Their prices have fallen enough to drag the entire market down with them.
When lab-grown diamonds first appeared on the market, gaining prominence after Frank Ocean launched his own jewelry brand, it almost seemed they would disrupt the industry. At that time, there was much talk about sustainability and a growing belief that alternatives to certain products or materials would be accepted by the market. It was said that diamond mining was a very dirty business, that the preciousness of diamonds themselves was a marketing myth, and that lab-produced diamonds were in no way inferior to real ones – clearly, that was not the case. Between increasingly unstable demand for diamonds, a depreciation of natural stones, and sustainability concerns (as lab-grown diamonds are produced using significant electricity), the market destabilization has plunged one of the sector’s iconic producers, De Beers, into crisis. Its sales have plummeted, prices have been cut, and last year, it was also unofficially “put up for sale” by its parent group, Anglo American.
Today, it is precisely De Beers Group that announced the closure of its synthetic diamond jewelry brand, Lightbox. This is not only because the prices of lab-created diamonds have collapsed, along with profit margins, but also because sales of synthetic diamonds have surpassed those of natural ones. But what happened?
According to Al Cook, CEO of De Beers Group, market dynamics have changed radically since the launch of Lightbox, whose synthetic diamonds cost $800 per carat. Since then, however, wholesale prices for synthetic diamonds have plummeted by 90%, largely due to mass production from countries like China and India and reduced manufacturing costs thanks to technological advancements.
The situation is serious because, as revealed in the same cited article, De Beers has two billion unsold diamonds – a result of a crisis that may have macroeconomic and geopolitical roots, such as the embargo on Russian diamonds or taxes in the United States, but certainly has social ramifications, like the decline in marriages worldwide.
Now, De Beers is preparing for a narrative change: first, it has produced the DiamondProof device capable of authenticating gems and has also announced huge investments and global campaigns aimed at reaffirming the uniqueness of real diamonds. One might say, since we’re talking about Walmart, that these cheap artificial diamonds correspond to the Hermès Birkin dupe for which the supermarket chain became famous some time ago: market forces have simply decreed that artificial diamonds are a kind of dupe, and the entire market value has been diluted.
The closure of Lightbox, almost comparable to shutting down a diffusion line in fashion, also reflects a broader strategic repositioning of De Beers, which, let’s remember, is the world’s third-largest producer of rough diamonds. It seems that in 2025 the diamond group will effectively be sold, and so the company has already worked on a plan called the “Origins Strategy” presented in 2024, aiming to optimize operations and concentrate investments in high-margin segments related to natural diamonds.
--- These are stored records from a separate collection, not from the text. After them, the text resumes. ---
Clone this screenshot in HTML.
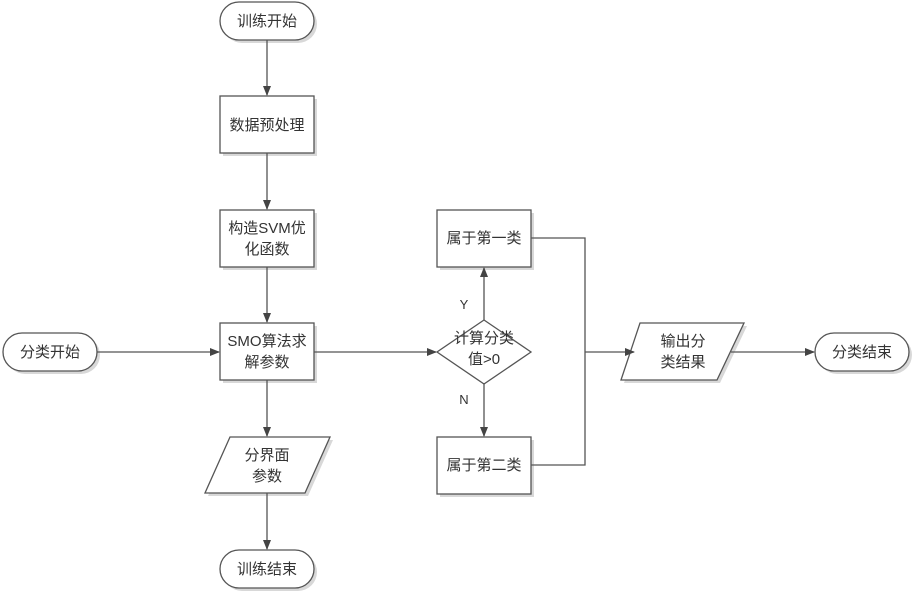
<!DOCTYPE html>
<html><head><meta charset="utf-8"><style>
body{margin:0;background:#fff}
svg text{font-family:"Liberation Sans","Noto Sans CJK SC",sans-serif;font-size:15px;fill:#333;text-anchor:middle}
</style></head><body>
<svg width="914" height="592" viewBox="0 0 914 592" xmlns="http://www.w3.org/2000/svg">
<defs>
<marker id="a" markerWidth="10" markerHeight="10" refX="9" refY="5" orient="auto" markerUnits="userSpaceOnUse">
<path d="M0,1 L10,5 L0,9 Z" fill="#444"/></marker>
</defs>
<g fill="#d8d8d8">
<rect x="223" y="5" width="94" height="38" rx="19"/>
<rect x="223" y="99" width="94" height="57"/>
<rect x="223" y="213" width="94" height="57"/>
<rect x="223" y="326" width="94" height="57"/>
<rect x="6" y="336" width="94" height="38" rx="19"/>
<rect x="440" y="213" width="94" height="57"/>
<rect x="440" y="440" width="94" height="57"/>
<rect x="818" y="336" width="94" height="38" rx="19"/>
<rect x="223" y="553" width="94" height="38" rx="19"/>
<polygon points="643,326 747,326 720,383 624,383"/>
<polygon points="233,440 333,440 308,496 208,496"/>
</g>
<g fill="#fff" stroke="#555" stroke-width="1.3">
<rect x="220" y="2" width="94" height="38" rx="19"/>
<rect x="220" y="96" width="94" height="57"/>
<rect x="220" y="210" width="94" height="57"/>
<rect x="220" y="323" width="94" height="57"/>
<rect x="3" y="333" width="94" height="38" rx="19"/>
<rect x="437" y="210" width="94" height="57"/>
<rect x="437" y="437" width="94" height="57"/>
<rect x="815" y="333" width="94" height="38" rx="19"/>
<rect x="220" y="550" width="94" height="38" rx="19"/>
<polygon points="640,323 744,323 717,380 621,380"/>
<polygon points="230,437 330,437 305,493 205,493"/>
<polygon points="484,320 531,352 484,384 437,352"/>
</g>
<g stroke="#555" stroke-width="1.3" fill="none">
<line x1="267" y1="40" x2="267" y2="95" marker-end="url(#a)"/>
<line x1="267" y1="153" x2="267" y2="209" marker-end="url(#a)"/>
<line x1="267" y1="267" x2="267" y2="322" marker-end="url(#a)"/>
<line x1="97" y1="352" x2="219" y2="352" marker-end="url(#a)"/>
<line x1="314" y1="352" x2="436" y2="352" marker-end="url(#a)"/>
<line x1="267" y1="380" x2="267" y2="436" marker-end="url(#a)"/>
<line x1="267" y1="493" x2="267" y2="549" marker-end="url(#a)"/>
<line x1="484" y1="320" x2="484" y2="268" marker-end="url(#a)"/>
<line x1="484" y1="384" x2="484" y2="436" marker-end="url(#a)"/>
<polyline points="531,238 585,238 585,465 531,465"/>
<line x1="585" y1="352" x2="634" y2="352" marker-end="url(#a)"/>
<line x1="731" y1="352" x2="814" y2="352" marker-end="url(#a)"/>
</g>
<text x="267" y="26">训练开始</text>
<text x="267" y="130">数据预处理</text>
<text x="267" y="233">构造SVM优</text>
<text x="267" y="254">化函数</text>
<text x="267" y="346">SMO算法求</text>
<text x="267" y="367">解参数</text>
<text x="50" y="357">分类开始</text>
<text x="484" y="343">计算分类</text>
<text x="484" y="364">值&gt;0</text>
<text x="464" y="309" style="font-size:13px">Y</text>
<text x="464" y="404" style="font-size:13px">N</text>
<text x="484" y="243">属于第一类</text>
<text x="484" y="470">属于第二类</text>
<text x="683" y="346">输出分</text>
<text x="683" y="367">类结果</text>
<text x="862" y="357">分类结束</text>
<text x="267" y="460">分界面</text>
<text x="267" y="481">参数</text>
<text x="267" y="574">训练结束</text>
</svg>
</body></html>
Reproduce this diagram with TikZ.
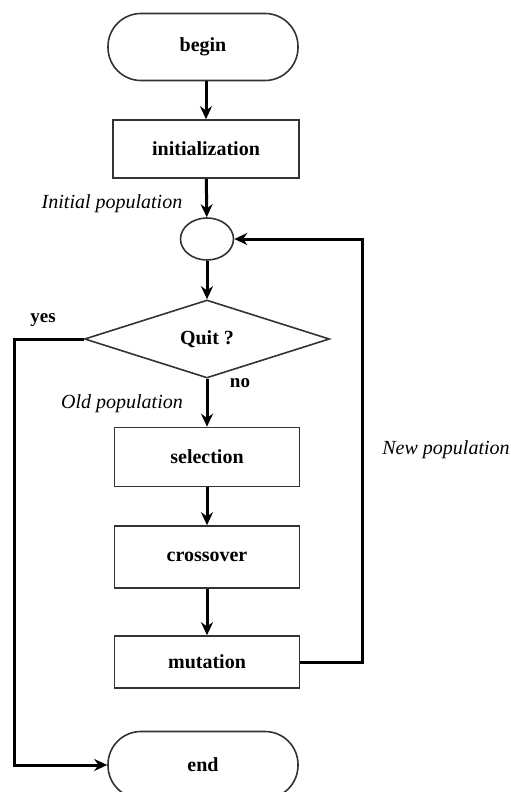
\documentclass[tikz,border=0pt]{standalone}
\usepackage{fontspec}
\setmainfont{Liberation Serif}
\usetikzlibrary{arrows.meta,positioning,shapes.geometric}

\begin{document}
\begin{tikzpicture}[x=1pt,y=-1pt,>={Stealth[length=13pt,width=12pt]},
  box/.style={draw=black!80,line width=1.6pt,minimum width=186pt,minimum height=58pt,
              inner sep=0pt,font=\fontsize{20}{22}\selectfont\bfseries},
  term/.style={box,rounded corners=33pt,minimum width=190pt,minimum height=67pt},
  lbl/.style={font=\fontsize{20}{22}\selectfont\itshape},
  ans/.style={font=\fontsize{19}{21}\selectfont\bfseries},
  flow/.style={->,line width=3pt},
  link/.style={line width=3pt}]
\useasboundingbox (0,0) rectangle (511,792);

\node[term] (begin) at (203,47) {begin};
\node[box] (init) at (206,149) {initialization};
\node[ellipse,draw=black!80,line width=1.6pt,minimum width=53pt,minimum height=42pt,inner sep=0pt] (pool) at (207,239) {};
\node[diamond,box,minimum width=245pt,minimum height=78pt] (quit) at (207,339) {Quit ?};
\foreach \name/\y/\h in {selection/457/59, crossover/557/62, mutation/662/52}
  \node[box,minimum width=185pt,minimum height=\h pt] (\name) at (207,\y) {\name};
\node[term] (end) at (203,765) {end};

\node[lbl] (initpop) at (112,204) {Initial population};
\node[lbl] (oldpop) at (122,404) {Old population};
\node[lbl] (newpop) at (446,450) {New population};
\node[ans] (yes) at (43,320) {yes};
\node[ans] (no) at (240,383) {no};

\coordinate (loopr) at (362,0);
\coordinate (yesl) at (14,0);

\draw[flow] (begin.south -| init) -- (init);
\draw[flow] (init) -- (pool);
\draw[flow] (pool) -- (quit);
\draw[flow] (quit) -- (selection);
\draw[flow] (selection) -- (crossover);
\draw[flow] (crossover) -- (mutation);
\draw[flow] (mutation.east) -- (mutation.east -| loopr) -- (pool.east -| loopr) -- (pool.east);
\draw[flow] (quit.west) -- (quit.west -| yesl) -- (end.west -| yesl) -- (end.west);
\end{tikzpicture}
\end{document}
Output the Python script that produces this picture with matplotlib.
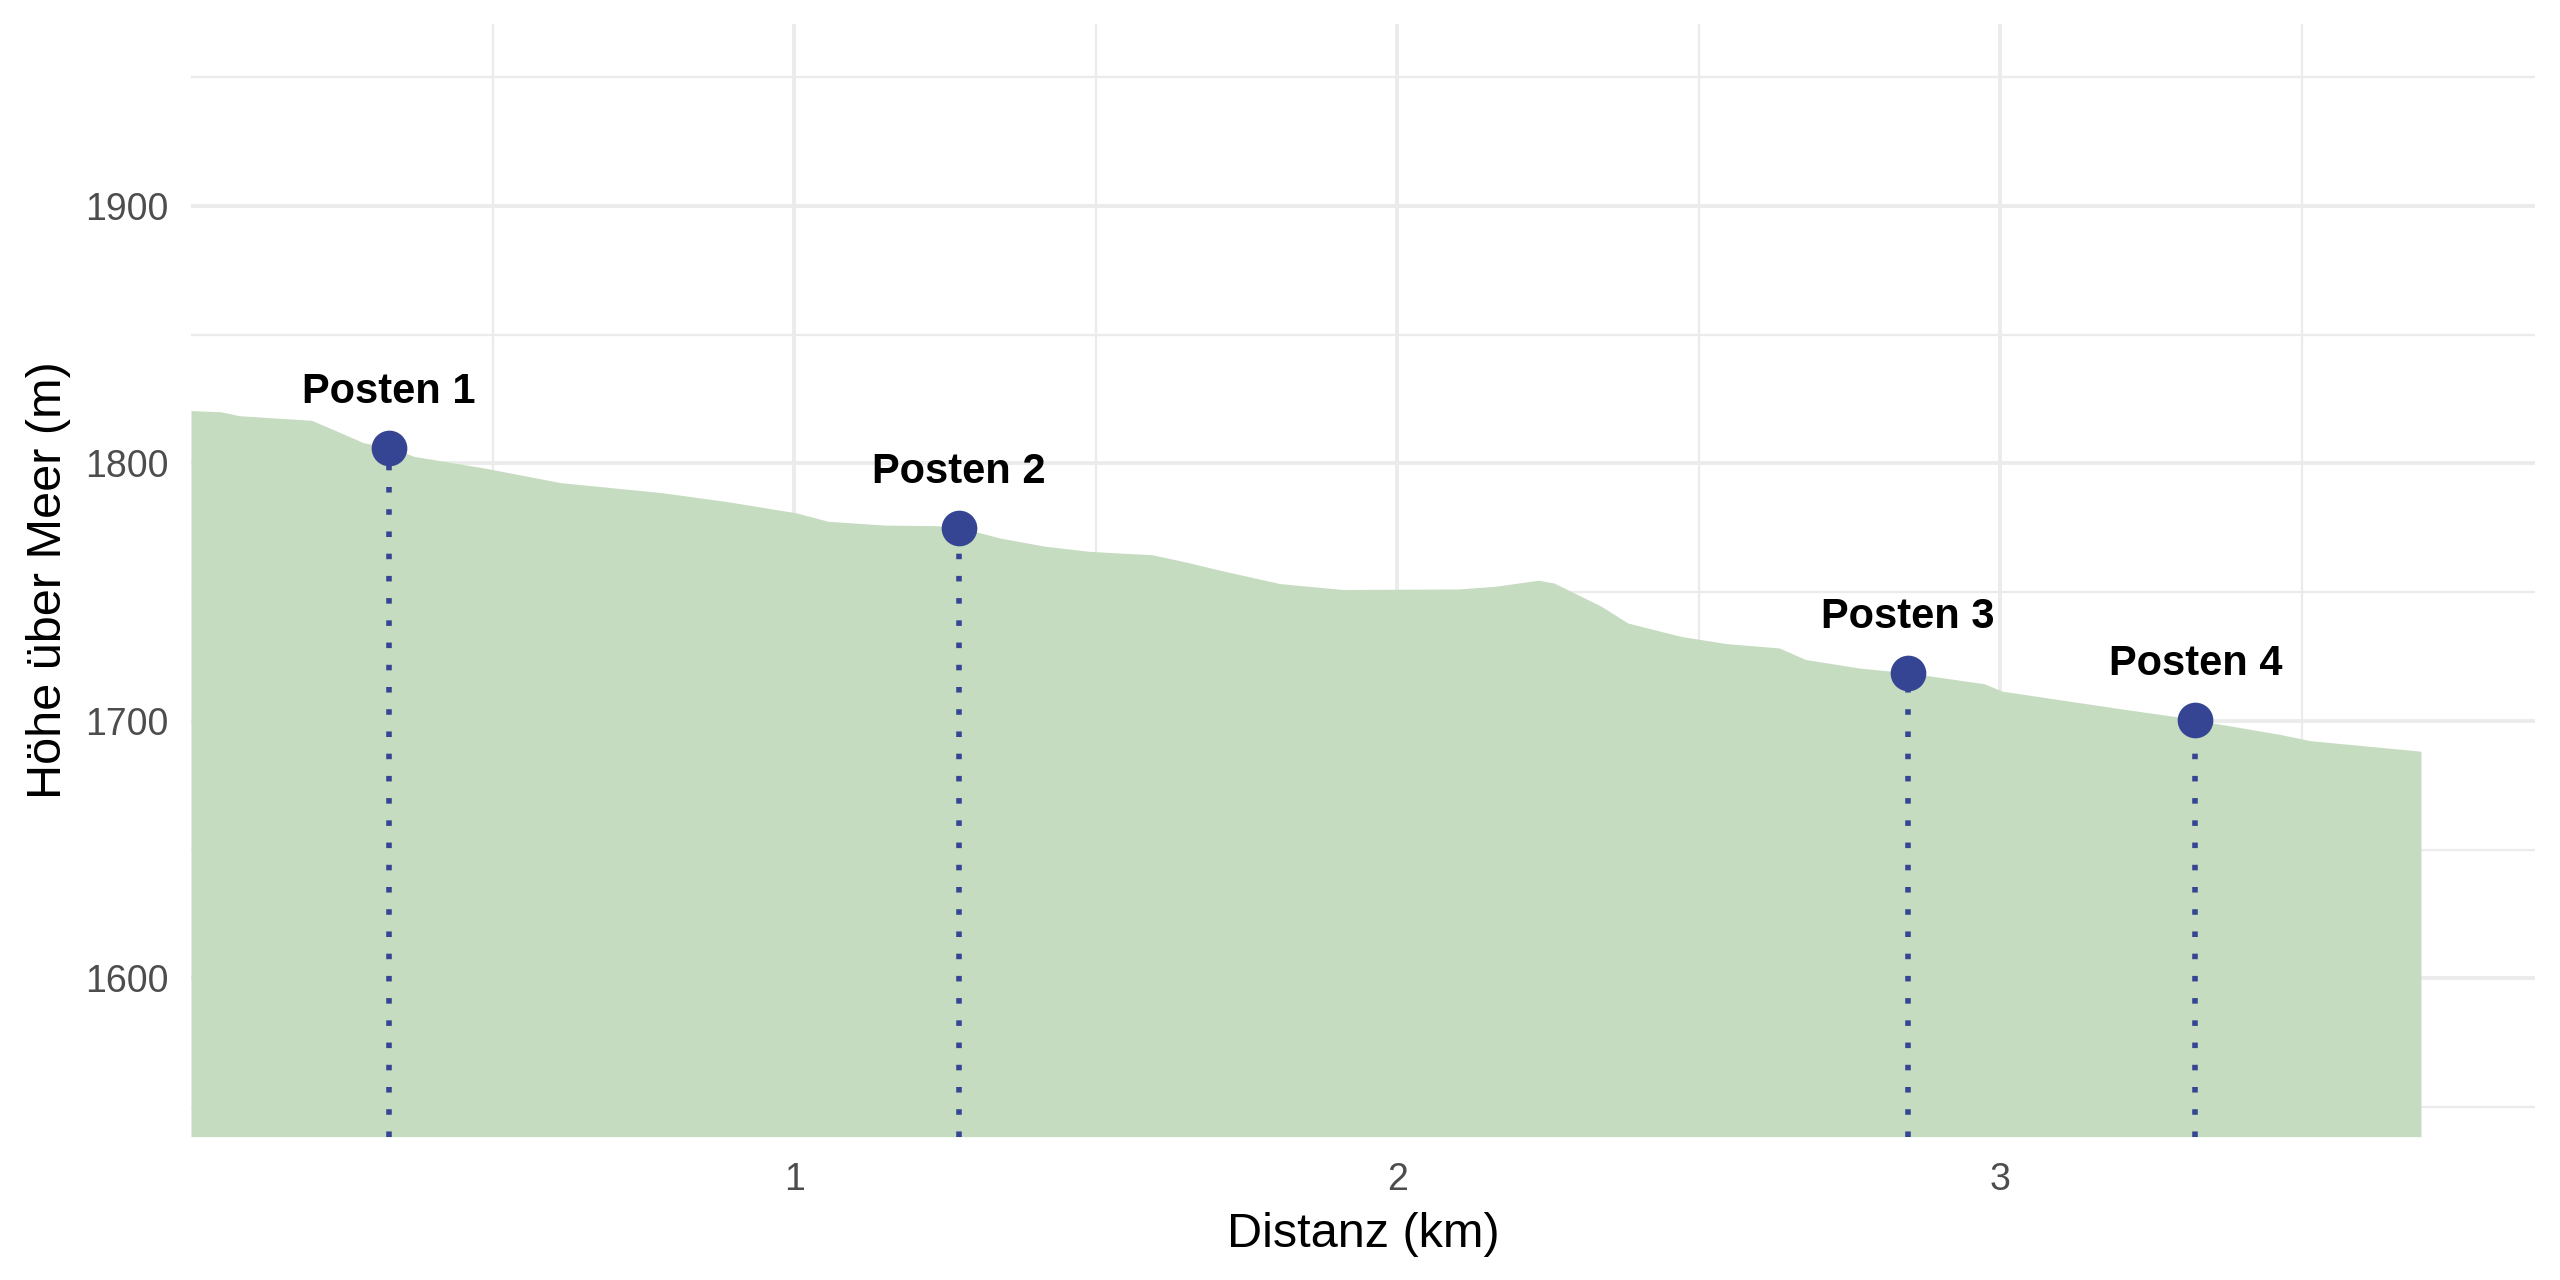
import numpy as np
import matplotlib.pyplot as plt

plt.rcParams['font.family'] = ['Liberation Sans', 'DejaVu Sans']

# elevation profile (km, m)
dist = [0.0, 0.05, 0.08, 0.20, 0.243, 0.286, 0.332, 0.370, 0.486, 0.613,
        0.781, 0.887, 1.003, 1.056, 1.151, 1.235, 1.276, 1.341, 1.416, 1.490,
        1.593, 1.651, 1.702, 1.805, 1.909, 2.101, 2.161, 2.234, 2.260, 2.293,
        2.338, 2.382, 2.470, 2.545, 2.633, 2.677, 2.766, 2.848, 2.973, 3.003,
        3.210, 3.325, 3.356, 3.464, 3.513, 3.697]
elev = [1820.5, 1820.0, 1818.5, 1816.7, 1812.4, 1808.0, 1806.0, 1802.7, 1798.2, 1792.5,
        1788.6, 1785.2, 1780.8, 1777.5, 1776.0, 1775.8, 1775.0, 1771.0, 1767.8, 1765.8,
        1764.5, 1761.6, 1758.7, 1753.3, 1751.0, 1751.2, 1752.2, 1754.6, 1753.5, 1749.7,
        1744.5, 1738.0, 1732.8, 1730.0, 1728.3, 1723.8, 1720.5, 1718.6, 1714.4, 1711.5,
        1704.3, 1700.5, 1699.0, 1694.7, 1692.3, 1688.2]

# posts
post_names = ['Posten 1', 'Posten 2', 'Posten 3', 'Posten 4']
post_dist = [0.328, 1.273, 2.846, 3.323]
post_elev = [1806.0, 1775.0, 1718.6, 1700.5]

ymin, ymax = 1538.5, 1970.5
navy = '#354593'

fig = plt.figure(figsize=(12.8, 6.4), dpi=200)
ax = fig.add_axes([0.0746, 0.112, 0.9156, 0.869])

ax.fill_between(dist, ymin, elev, color='#c6dcc1', lw=0, zorder=1)

for x, y, name in zip(post_dist, post_elev, post_names):
    ax.plot([x, x], [ymin, y], color=navy, lw=2.0, linestyle=(0, (1, 3)), zorder=2)
    ax.annotate(name, (x, y), xytext=(0, 20), textcoords='offset points',
                ha='center', va='center', fontsize=15, fontweight='bold', zorder=4)
ax.scatter(post_dist, post_elev, s=165, color=navy, zorder=3, lw=0)

ax.set_xlim(0, 3.886)
ax.set_ylim(ymin, ymax)
ax.set_xticks([1, 2, 3])
ax.set_xticks([0.5, 1.5, 2.5, 3.5], minor=True)
ax.set_yticks([1600, 1700, 1800, 1900])
ax.set_yticks([1550, 1650, 1750, 1850, 1950], minor=True)

ax.grid(which='major', color='#ebebeb', lw=1.4)
ax.grid(which='minor', color='#ebebeb', lw=0.8)
ax.set_axisbelow(True)
for s in ax.spines.values():
    s.set_visible(False)
ax.tick_params(which='both', length=0, labelsize=13.5, labelcolor='#4d4d4d')
ax.tick_params(axis='x', pad=9)
ax.tick_params(axis='y', pad=8)

ax.set_xlabel('Distanz (km)', fontsize=17.5, labelpad=5)
ax.set_ylabel('Höhe über Meer (m)', fontsize=17.5, labelpad=5)

fig.savefig('out.png', dpi=200)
In short, nothing beats the core business – provided the core business can recover from the damage inflicted by this dupe market.
Just consider, as the NY Times explains, that in 2018, the price difference between lab-grown and natural diamonds was barely 10%, whereas today, synthetic stones can cost from one-twentieth to one-quarter the price of a similar natural diamond. The low-end sellers are the ones who have reaped the rewards: Walmart, for example, began selling jewelry with synthetic diamonds in 2022 and recorded a 175% increase in sales in 2024 compared to the previous year. In the same article, it is noted that in a 2024 survey conducted by the American wedding platform The Knot, it emerged that 54% of respondents chose synthetic diamonds for their engagement rings: they were 46% in 2023 and 12% in 2019.